Realizing that this story was too good to be true, they contacted the local newspaper and a translator. The reporters asked the German, “When did you first realize that you weren’t actually in San Francisco?” “Well,” he replied, “I was a little disappointed in the bridge!” And when he visited Bangor’s one Chinese restaurant, he also thought the guidebooks had overrated Chinatown!

The good townspeople of Bangor took up a collection and bought the man a ticket to San Francisco. Several years later, however, he did come back just to visit his new friends and the fair city of Bangor, Maine.

This story reminds me of what it’s like to be a new institutional leader: We often buy tickets to San Francisco, but after a year or two of leading an organization find that we have, in fact, landed in Bangor, Maine.

It wasn’t where we planned to go; it wasn’t where we prepared to go; and the bridge isn’t half as impressive as it is in the guidebooks. Yet, despite the fog, we find ourselves going back.

Who are we, where are we, and where are we going?

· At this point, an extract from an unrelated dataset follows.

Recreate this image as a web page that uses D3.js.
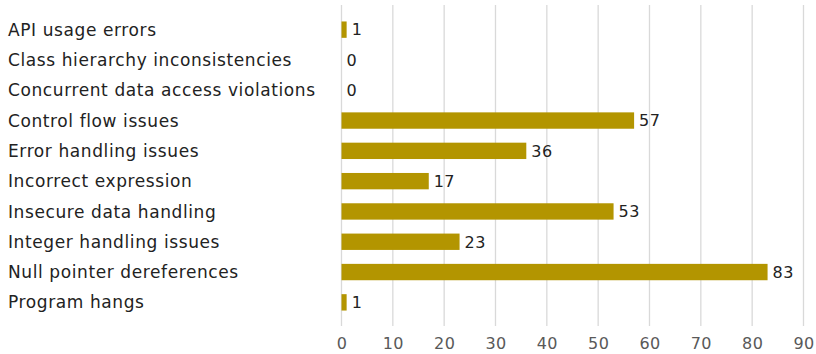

One of the most useful things institutional leaders can do to address the multitude of issues we face today is to first take the time to work out issues of identity and community. If we discover that we’ve landed somewhere other than where we’d planned to go, we need to ask ourselves several questions:

  • How are things different from how I thought they would be?
  • What will it take for me to accept where I am?
  • What resources are available in this landscape?
  • What guidebooks might be useful?
  • What can I do here? And what am I not able to do?

Once we’ve answered these questions, we can then locate good leadership within our new contexts. And then can we can begin to find the blessings of Bangor.